Retailer J.C. Penney announced plans January 10 to cut 2,000 jobs from its slumping catalogue business. The company said it would close its Atlanta catalogue center and telemarketing offices in Atlanta and Lenexa, Kansas. J.C. Penney, which also operates the Eckerd drug store chain, employs some 250,000 people. Combined results for stores and the catalogue unit were expected to be down for the 2002 holiday season.

Officials at Buffalo, New York-based M&T Bank reported that more than 1,100 employees will be laid off at Allfirst, as part of its acquisition of the Baltimore bank from Allied Irish Banks. The majority of the cuts will be in Maryland. The largest shareholder of M&T is billionaire Warren Buffett. Allied Irish announced the sale in September, seven months after discovering $691 million in losses at Allfirst by its senior foreign-exchange dealer.

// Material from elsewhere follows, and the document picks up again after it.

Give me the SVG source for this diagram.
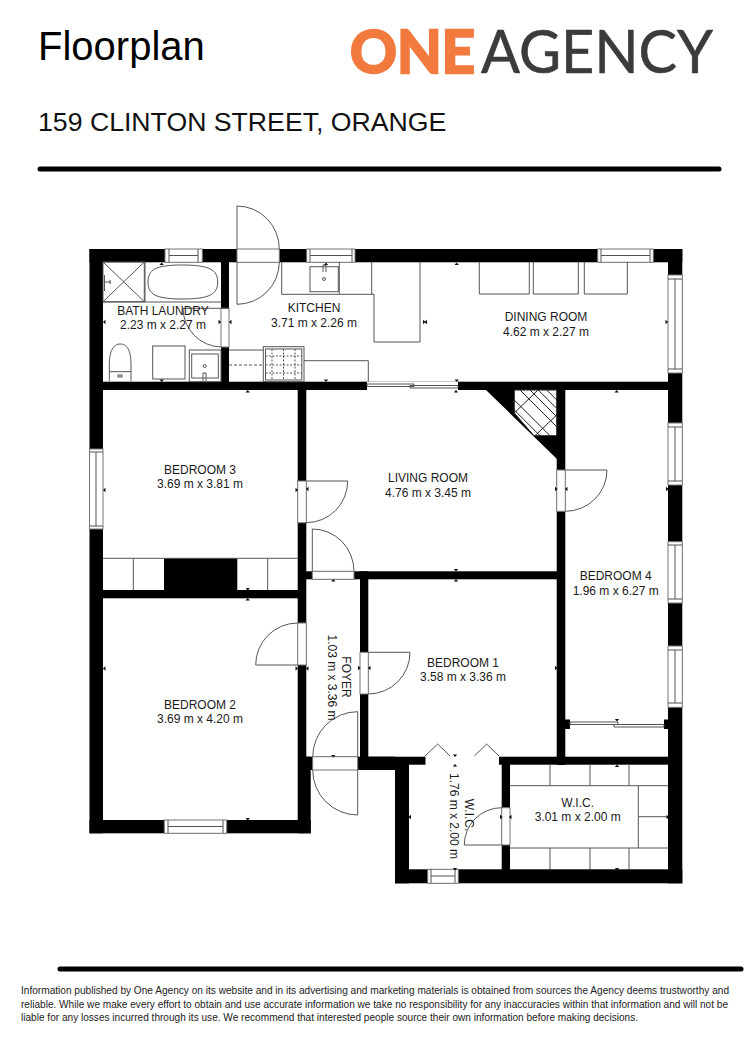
<svg xmlns="http://www.w3.org/2000/svg" width="750" height="1060" viewBox="0 0 750 1060">
<style>
text{font-family:"Liberation Sans",Arial,sans-serif;fill:#1a1a1a}
.r{font-size:12px;text-anchor:middle}
.ft{font-size:10.1px;fill:#222}
.wall{fill:#000}
.win,.gap{fill:#fff;stroke:#777;stroke-width:1}
.ln{fill:none;stroke:#555;stroke-width:1}
.dk{fill:none;stroke:#555;stroke-width:1}
.rule{stroke:#000;stroke-width:5;stroke-linecap:round}
.t{fill:#111}
</style>
<defs>
<path id="t" class="t" d="M-2.2 0L2.2 0L0 -2.6Z"/>
</defs>
<rect width="750" height="1060" fill="#fff"/>

<g id="header">
<text x="38" y="60" font-size="40" style="fill:#000">Floorplan</text>
<text x="38" y="131" font-size="26.67" style="fill:#111">159 CLINTON STREET, ORANGE</text>
<line class="rule" x1="40" y1="169" x2="719" y2="169"/>
</g>

<g id="logo">
<text x="350" y="73" font-size="60" textLength="125" lengthAdjust="spacingAndGlyphs" stroke="#f27a3f" stroke-width="2.6" style="font-family:Lato,'Liberation Sans',sans-serif;fill:#f27a3f;font-weight:700">ONE</text>
<text x="481" y="73" font-size="60" textLength="232" lengthAdjust="spacingAndGlyphs" stroke="#3b3b3b" stroke-width=".6" style="font-family:Lato,'Liberation Sans',sans-serif;fill:#3b3b3b">AGENCY</text>
</g>

<g id="walls" class="wall">
<rect x="89.500" y="249" width="592.800" height="13.300"/>
<rect x="89.500" y="249" width="13.500" height="584.300"/>
<rect x="668" y="249" width="14.300" height="634.300"/>
<rect x="89.500" y="820" width="221.200" height="13.300"/>
<rect x="297.700" y="756.700" width="13" height="76.600"/>
<rect x="103" y="381.700" width="565" height="8.300"/>
<rect x="221" y="262" width="8" height="120"/>
<rect x="103" y="590" width="195" height="8.300"/>
<rect x="297.700" y="390" width="8.600" height="367"/>
<rect x="306" y="571.300" width="251" height="8"/>
<rect x="360" y="571.300" width="8.300" height="186"/>
<rect x="306" y="756.700" width="89" height="13.300"/>
<rect x="368" y="756.700" width="300" height="8"/>
<rect x="556.700" y="390" width="8.600" height="375"/>
<rect x="395" y="764" width="14" height="119.300"/>
<rect x="395" y="869.300" width="287.300" height="14"/>
<rect x="501.700" y="764" width="8.300" height="106"/>
<path d="M486 390H557V459Z"/>
<rect x="164" y="558.300" width="73.300" height="32"/>
</g>

<g id="openings">
<rect class="win" x="165" y="249" width="37.300" height="13.300"/><path class="ln" d="M169 249V262M198 249V262M169 255.500H198"/>
<rect class="win" x="306.700" y="249" width="48.300" height="13.300"/><path class="ln" d="M310 249V262M352 249V262M310 255.500H352"/>
<rect class="win" x="597.700" y="249" width="55.600" height="13.300"/><path class="ln" d="M601 249V262M650 249V262M601 255.500H650"/>
<rect class="win" x="668" y="275" width="14.300" height="98"/><path class="ln" d="M668 279H682M668 369H682M675 279V369"/>
<rect class="win" x="668" y="423" width="14.300" height="62"/><path class="ln" d="M668 427H682M668 481H682M675 427V481"/>
<rect class="win" x="668" y="541.700" width="14.300" height="61.300"/><path class="ln" d="M668 545H682M668 599H682M675 545V599"/>
<rect class="win" x="668" y="646" width="14.300" height="61.300"/><path class="ln" d="M668 650H682M668 703H682M675 650V703"/>
<rect class="win" x="89.500" y="449" width="13.500" height="80"/><path class="ln" d="M89.500 452H103M89.500 526H103M96 452V526"/>
<rect class="win" x="164.300" y="820" width="62.400" height="13.300"/><path class="ln" d="M168 820V833M223 820V833M168 826.500H223"/>
<rect class="win" x="427.700" y="869.300" width="30.600" height="14"/><path class="ln" d="M431 869V883M455 869V883M431 876H455"/>

<rect class="gap" x="221" y="308.300" width="8" height="38.700"/>
<rect class="gap" x="237" y="249" width="42.300" height="13.300"/>
<rect class="gap" x="297.700" y="481" width="8.600" height="41.700"/>
<rect class="gap" x="297.700" y="623" width="8.600" height="42"/>
<rect class="gap" x="312.300" y="571.300" width="41.700" height="8"/>
<rect class="gap" x="360" y="652.300" width="8.300" height="41.700"/>
<rect class="gap" x="556.700" y="470" width="8.600" height="41.300"/>
<rect class="gap" x="312.700" y="756.700" width="45" height="13.300"/>
<rect class="gap" x="501.700" y="807.700" width="8.300" height="37.300"/>
<rect x="425.500" y="755" width="73.500" height="10" fill="#fff"/>
<rect x="367" y="381.700" width="91" height="8.300" fill="#fff"/>
<path class="ln" d="M367 384H414V386.500H367ZM410 385.500H458V388H410Z"/>
<rect x="565" y="719.500" width="5" height="9.500" fill="#000"/>
<rect x="664" y="719.500" width="4" height="9.500" fill="#000"/>
<path class="ln" d="M570 722H618V724.500H570ZM614 724.500H664V727H614Z"/>
</g>

<g id="doors" class="dk">
<path d="M229 308.300H183A39 39 0 0 0 221 347"/>
<path d="M237 249V206A42.300 43 0 0 1 279.300 249"/>
<path d="M237 262V304.300A42.300 42.300 0 0 0 279.300 262"/>
<path d="M306.300 481H347.700A41.500 41.700 0 0 1 306.300 522.700"/>
<path d="M297.700 665H255.700A42 42 0 0 1 297.700 623"/>
<path d="M312.300 571.300V529A41.700 42.300 0 0 1 354 571.300"/>
<path d="M368.300 652.300H410A41.700 41.700 0 0 1 368.300 694"/>
<path d="M565.300 470H607A41.700 41.300 0 0 1 565.300 511.300"/>
<path d="M357.700 757V711.700A45 45.300 0 0 0 312.700 757"/>
<path d="M357.700 770V815A45 45 0 0 1 312.700 770"/>
<path d="M501.700 845H464.300A37.400 37.300 0 0 1 501.700 807.700"/>
<path d="M425 756L437.700 744L450 756M474.300 756L486.700 744L499 756"/>
</g>

<g id="fixtures" class="ln">
<rect x="103" y="262" width="41.300" height="39.700"/>
<path d="M103 262L144.300 301.700M144.300 262L103 301.700"/>
<path d="M104.500 275V291M105 282H111M110 280V284"/>
<path d="M145 262V302H221M145 302H103"/>
<path d="M148 282C148 270 155 265 182 265C210 265 217.700 270 217.700 282C217.700 294 210 299 182 299C155 299 148 294 148 282Z"/>
<path d="M109.300 381V365C109.300 350 114 344 120 344C127 344 131 350 131 365V381M109.300 371.700H131"/>
<rect x="118" y="375" width="4" height="2"/>
<rect x="152.700" y="346" width="32.300" height="33"/>
<rect x="189.300" y="350" width="31.700" height="31.700"/>
<rect x="191.700" y="354" width="26.600" height="24"/>
<circle cx="204.700" cy="366" r="1.500"/>
<path d="M203 381V373H206V381"/>
<path d="M281.700 262V294.300H374V342H420V262M339.300 262V294M371.700 262V294"/>
<rect x="310" y="266.700" width="28.300" height="25"/>
<circle cx="324" cy="279" r="1.500"/>
<path d="M323 272V265H326M326 272V265"/>
<path d="M229 350H263.300"/>
<path d="M229 365H263" stroke-dasharray="3 2"/>
<rect x="263.300" y="346.700" width="40.700" height="35"/>
<rect x="265.500" y="349" width="36.300" height="31"/>
<path d="M265.500 365H302M283.500 349V380M272 349V380M295 349V380M265.500 356H302M265.500 373H302" stroke-dasharray="2 1.500"/>
<path d="M304 360.700H368.300V381.700"/>
<path d="M479.300 262V294H529.300V262M533.300 262V294H578.300V262M584.300 262V294H627.300V262"/>
<path d="M103 558.300H297.700M133.300 558.300V590M267.700 558.300V590"/>
<path d="M510 785.700H668M510 848H668M638.300 785.700V848M638.300 816.700H668M550 764V785.700M590 764V785.700M629 764V785.700M550 848V869M590 848V869M629 848V869"/>
</g>

<g id="hatch" fill="none" stroke="#222" stroke-width="1">
<path d="M514.300 390H556.700V435.700H534L514.300 413Z" fill="#fff"/>
<path d="M520 390L556.700 426.700M530 390L556.700 416.700M538.300 390L556.700 408.400M546.700 390L556.700 400M514.300 400L550 435.700M514.300 410L540 435.700M514.300 413L538 390M535 435.700L556.700 415"/>
</g>

<g id="ticks">
<use href="#t" transform="translate(161.700 265)"/>
<use href="#t" transform="translate(161.700 379.500) rotate(180)"/>
<use href="#t" transform="translate(326 265)"/>
<use href="#t" transform="translate(326 379.500) rotate(180)"/>
<use href="#t" transform="translate(456.700 265)"/>
<use href="#t" transform="translate(456.700 379.500) rotate(180)"/>
<use href="#t" transform="translate(247.700 392.500)"/>
<use href="#t" transform="translate(456 392.500)"/>
<use href="#t" transform="translate(616.700 392.500)"/>
<use href="#t" transform="translate(105.500 322) rotate(-90)"/>
<use href="#t" transform="translate(218.500 322) rotate(90)"/>
<use href="#t" transform="translate(231.500 322) rotate(-90)"/>
<use href="#t" transform="translate(423 322) rotate(90)"/>
<use href="#t" transform="translate(427 322) rotate(-90)"/>
<use href="#t" transform="translate(665.500 322) rotate(90)"/>
<use href="#t" transform="translate(105.500 490) rotate(-90)"/>
<use href="#t" transform="translate(295.500 490) rotate(90)"/>
<use href="#t" transform="translate(308.500 489) rotate(-90)"/>
<use href="#t" transform="translate(555 489) rotate(90)"/>
<use href="#t" transform="translate(567.500 489) rotate(-90)"/>
<use href="#t" transform="translate(666 489) rotate(90)"/>
<use href="#t" transform="translate(247.700 588) rotate(180)"/>
<use href="#t" transform="translate(247.700 600.500)"/>
<use href="#t" transform="translate(333.300 581.500)"/>
<use href="#t" transform="translate(456 569) rotate(180)"/>
<use href="#t" transform="translate(456 581.500)"/>
<use href="#t" transform="translate(105.500 668.500) rotate(-90)"/>
<use href="#t" transform="translate(295.500 668.500) rotate(90)"/>
<use href="#t" transform="translate(308.500 668.500) rotate(-90)"/>
<use href="#t" transform="translate(358 668) rotate(90)"/>
<use href="#t" transform="translate(370.500 668) rotate(-90)"/>
<use href="#t" transform="translate(555 668) rotate(90)"/>
<use href="#t" transform="translate(247.700 818) rotate(180)"/>
<use href="#t" transform="translate(333.300 755) rotate(180)"/>
<use href="#t" transform="translate(617 719) rotate(180)"/>
<use href="#t" transform="translate(617 767)"/>
<use href="#t" transform="translate(455 754.500) rotate(180)"/>
<use href="#t" transform="translate(455 766.500)"/>
<use href="#t" transform="translate(455 868) rotate(180)"/>
<use href="#t" transform="translate(617 868) rotate(180)"/>
<use href="#t" transform="translate(411 817) rotate(-90)"/>
<use href="#t" transform="translate(500 817) rotate(90)"/>
<use href="#t" transform="translate(511.500 817) rotate(-90)"/>
<use href="#t" transform="translate(666.500 817) rotate(90)"/>
</g>

<g id="labels">
<text class="r" x="163" y="315">BATH LAUNDRY</text><text class="r" x="163" y="329">2.23 m x 2.27 m</text>
<text class="r" x="314" y="312">KITCHEN</text><text class="r" x="314" y="327">3.71 m x 2.26 m</text>
<text class="r" x="546" y="321">DINING ROOM</text><text class="r" x="546" y="336">4.62 m x 2.27 m</text>
<text class="r" x="428" y="482">LIVING ROOM</text><text class="r" x="428" y="497">4.76 m x 3.45 m</text>
<text class="r" x="200" y="474">BEDROOM 3</text><text class="r" x="200" y="488">3.69 m x 3.81 m</text>
<text class="r" x="200" y="709">BEDROOM 2</text><text class="r" x="200" y="723">3.69 m x 4.20 m</text>
<text class="r" x="463" y="667">BEDROOM 1</text><text class="r" x="463" y="681">3.58 m x 3.36 m</text>
<text class="r" x="615.700" y="580">BEDROOM 4</text><text class="r" x="615.700" y="595">1.96 m x 6.27 m</text>
<text class="r" x="577.700" y="807">W.I.C.</text><text class="r" x="577.700" y="821">3.01 m x 2.00 m</text>
<text class="r" transform="translate(342 677) rotate(90)">FOYER</text>
<text class="r" transform="translate(328 677.500) rotate(90)">1.03 m x 3.36 m</text>
<text class="r" transform="translate(465 815) rotate(90)">W.I.C.</text>
<text class="r" transform="translate(450 816) rotate(90)">1.76 m x 2.00 m</text>
</g>

<g id="footer">
<line class="rule" x1="60" y1="969" x2="741" y2="969"/>
<text class="ft" x="21" y="994" textLength="708" lengthAdjust="spacingAndGlyphs">Information published by One Agency on its website and in its advertising and marketing materials is obtained from sources the Agency deems trustworthy and</text>
<text class="ft" x="21" y="1007.500" textLength="707" lengthAdjust="spacingAndGlyphs">reliable. While we make every effort to obtain and use accurate information we take no responsibility for any inaccuracies within that information and will not be</text>
<text class="ft" x="21" y="1021" textLength="617" lengthAdjust="spacingAndGlyphs">liable for any losses incurred through its use. We recommend that interested people source their own information before making decisions.</text>
</g>
</svg>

Best Buy, the leading US electronics chain, cut 700 jobs when it closed 107 Musicland stores in early January. A lackluster music industry and a decline in mall customer traffic has hurt sales and profits at Musicland.

The largest US tiremaker, Goodyear Tire & Rubber of Akron, Ohio, reported plans January 16 to cut more than 700 salaried jobs at its corporate headquarters and North American tire operations in order to cut costs. Goodyear, which employs 92,000 people worldwide, is under pressure from a declining market share in North America. The job cuts will be completed before March 31.

In other economic news, a leading measurement of consumer confidence declined further in January as fears of war with Iraq and bleak job prospects have made Americans more pessimistic about the economy. The University of Michigan’s preliminary January consumer sentiment index fell to 83.7 from 86.7 in December. According to Reuters, the decline “confounded” economists who had expected it to remain unchanged. Cary Leahey, senior economist at Deutsche Bank Securities, commented, “It’s reflecting geopolitical concerns and the jobless recovery.”

The National Bureau of Economic Research (NBER), the accepted arbiters on when recessions begin and end, declined once again January 15 to declare the recession that commenced in March 2001 at an end. More time, the NBER statement declared, was needed to be sure that a renewed slump would “be a separate recession, not a continuation of a past one.” The group was particularly troubled by the loss of 181,000 jobs in November and December.